TASK STATEMENT :: Begin at the first line of the data and copy each line through the one containing "const Y_MAX = yTicks[yTicks.length - 1];", that line included, with no pictures.

%%

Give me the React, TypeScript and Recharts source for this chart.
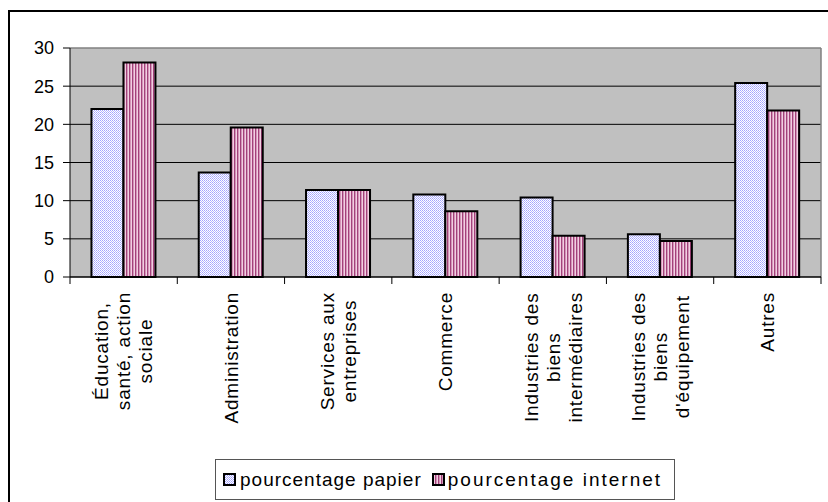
import React from "react";
import { BarChart, Bar, XAxis, YAxis, CartesianGrid } from "recharts";

const categories = [
  ["Éducation,", "santé, action", "sociale"],
  ["Administration"],
  ["Services aux", "entreprises"],
  ["Commerce"],
  ["Industries des", "biens", "intermédiaires"],
  ["Industries des", "biens", "d'équipement"],
  ["Autres"],
];
const papier = [22.0, 13.7, 11.4, 10.8, 10.4, 5.6, 25.4];
const internet = [28.1, 19.6, 11.4, 8.6, 5.4, 4.7, 21.8];
const yTicks = [0, 5, 10, 15, 20, 25, 30];
const seriesNames = ["pourcentage papier", "pourcentage internet"];

const data = categories.map((lines, i) => ({
  name: lines.join(" "),
  papier: papier[i],
  internet: internet[i],
}));

const FONT = "'Liberation Sans', Arial, sans-serif";
const LABEL_SIZE = 19;
const LABEL_SPACING = 0.8;
const Y_MAX = yTicks[yTicks.length - 1];

let ctx: CanvasRenderingContext2D | null = null;
const textWidth = (s: string) => {
  if (!ctx) ctx = document.createElement("canvas").getContext("2d");
  if (!ctx) return s.length * 9;
  ctx.font = `${LABEL_SIZE}px 'Liberation Sans'`;
  return ctx.measureText(s).width + s.length * LABEL_SPACING;
};

// pixel y of a value inside the plot area (linear domain 0..Y_MAX)
const yPix = (offset: any, v: number) =>
  offset.top + offset.height * (1 - v / Y_MAX);

const Patterns = () => (
  <defs>
    <pattern id="patPapier" width="2" height="2" patternUnits="userSpaceOnUse">
      <rect width="2" height="2" fill="#ffffff" />
      <rect width="1" height="1" fill="#a3a3ff" />
      <rect x="1" y="1" width="1" height="1" fill="#b8b8ff" />
    </pattern>
    <pattern id="patInternet" width="3" height="3" patternUnits="userSpaceOnUse">
      <rect width="3" height="3" fill="#f2cfe2" />
      <rect width="1.4" height="3" fill="#a3417a" />
    </pattern>
  </defs>
);

const CategoryTick = (props: any) => {
  const { x, y, payload, index } = props;
  const half = payload?.offset || 53.6;
  const lines: string[] = categories[index] || [String(payload.value)];
  const w = Math.max(...lines.map(textWidth));
  const lh = 22;
  return (
    <g>
      <line x1={x - half} y1={y} x2={x - half} y2={y + 7} stroke="#000" />
      {index === categories.length - 1 && (
        <line x1={x + half} y1={y} x2={x + half} y2={y + 7} stroke="#000" />
      )}
      <g transform={`translate(${x},${y + 15}) rotate(-90)`}>
        {lines.map((l, i) => (
          <text
            key={i}
            x={-w / 2}
            y={(i - (lines.length - 1) / 2) * lh}
            dy="0.36em"
            textAnchor="middle"
            fontSize={LABEL_SIZE}
            letterSpacing={LABEL_SPACING}
            fontFamily={FONT}
            fill="#000"
          >
            {l}
          </text>
        ))}
      </g>
    </g>
  );
};

const Swatch = ({ fill }: { fill: string }) => (
  <svg width="13" height="13" style={{ display: "block" }}>
    <rect x="1" y="1" width="11" height="11" fill={fill} stroke="#000" strokeWidth="2" />
  </svg>
);

export default function App() {
  return (
    <div
      style={{
        position: "absolute",
        left: 0,
        top: 0,
        width: 828,
        height: 502,
        overflow: "hidden",
        background: "#fff",
      }}
    >
      <div
        style={{
          position: "absolute",
          left: 8,
          top: 10,
          width: 900,
          height: 600,
          border: "2px solid #000",
        }}
      />
      <div style={{ position: "absolute", left: 0, top: 0 }}>
        <BarChart
          width={828}
          height={502}
          data={data}
          margin={{ top: 48, right: 7, bottom: 45, left: 8 }}
          barCategoryGap="20%"
          barGap={0}
        >
          <Patterns />
          <CartesianGrid
            vertical={false}
            fill="#c0c0c0"
            fillOpacity={1}
            stroke="#000"
            horizontalCoordinatesGenerator={({ offset }: any) =>
              yTicks.slice(1, -1).map((t) => yPix(offset, t))
            }
          />
          <CartesianGrid
            stroke="#808080"
            strokeWidth={1.5}
            horizontalCoordinatesGenerator={({ offset }: any) => [
              yPix(offset, Y_MAX),
            ]}
            verticalCoordinatesGenerator={({ offset }: any) => [
              offset.left + offset.width,
            ]}
          />
          <XAxis
            dataKey="name"
            interval={0}
            height={180}
            tickLine={false}
            tickSize={0}
            tickMargin={0}
            axisLine={{ stroke: "#000", strokeWidth: 1.5 }}
            tick={<CategoryTick />}
          />
          <YAxis
            domain={[0, Y_MAX]}
            ticks={yTicks}
            width={62}
            tickSize={7}
            tickMargin={9}
            axisLine={{ stroke: "#000" }}
            tickLine={{ stroke: "#000" }}
            tick={{ fill: "#000", fontSize: 18, fontFamily: FONT }}
          />
          <Bar
            dataKey="papier"
            name={seriesNames[0]}
            fill="url(#patPapier)"
            stroke="#000"
            strokeWidth={2}
            isAnimationActive={false}
          />
          <Bar
            dataKey="internet"
            name={seriesNames[1]}
            fill="url(#patInternet)"
            stroke="#000"
            strokeWidth={2}
            isAnimationActive={false}
          />
        </BarChart>
      </div>
      <div
        style={{
          position: "absolute",
          left: 215,
          top: 459,
          width: 460,
          height: 41,
          boxSizing: "border-box",
          border: "1px solid #555",
          background: "#fff",
          display: "flex",
          alignItems: "center",
          paddingLeft: 7,
          fontFamily: FONT,
          fontSize: 19,
          color: "#000",
        }}
      >
        <Swatch fill="url(#patPapier)" />
        <span style={{ marginLeft: 4, marginRight: 10, letterSpacing: 1 }}>
          {seriesNames[0]}
        </span>
        <Swatch fill="url(#patInternet)" />
        <span style={{ marginLeft: 3, letterSpacing: 2 }}>{seriesNames[1]}</span>
      </div>
    </div>
  );
}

%%

EXERCISE RESPONSE ::
Give me the React, TypeScript and Recharts source for this chart.
import React from "react";
import { BarChart, Bar, XAxis, YAxis, CartesianGrid } from "recharts";

const categories = [
  ["Éducation,", "santé, action", "sociale"],
  ["Administration"],
  ["Services aux", "entreprises"],
  ["Commerce"],
  ["Industries des", "biens", "intermédiaires"],
  ["Industries des", "biens", "d'équipement"],
  ["Autres"],
];
const papier = [22.0, 13.7, 11.4, 10.8, 10.4, 5.6, 25.4];
const internet = [28.1, 19.6, 11.4, 8.6, 5.4, 4.7, 21.8];
const yTicks = [0, 5, 10, 15, 20, 25, 30];
const seriesNames = ["pourcentage papier", "pourcentage internet"];

const data = categories.map((lines, i) => ({
  name: lines.join(" "),
  papier: papier[i],
  internet: internet[i],
}));

const FONT = "'Liberation Sans', Arial, sans-serif";
const LABEL_SIZE = 19;
const LABEL_SPACING = 0.8;
const Y_MAX = yTicks[yTicks.length - 1];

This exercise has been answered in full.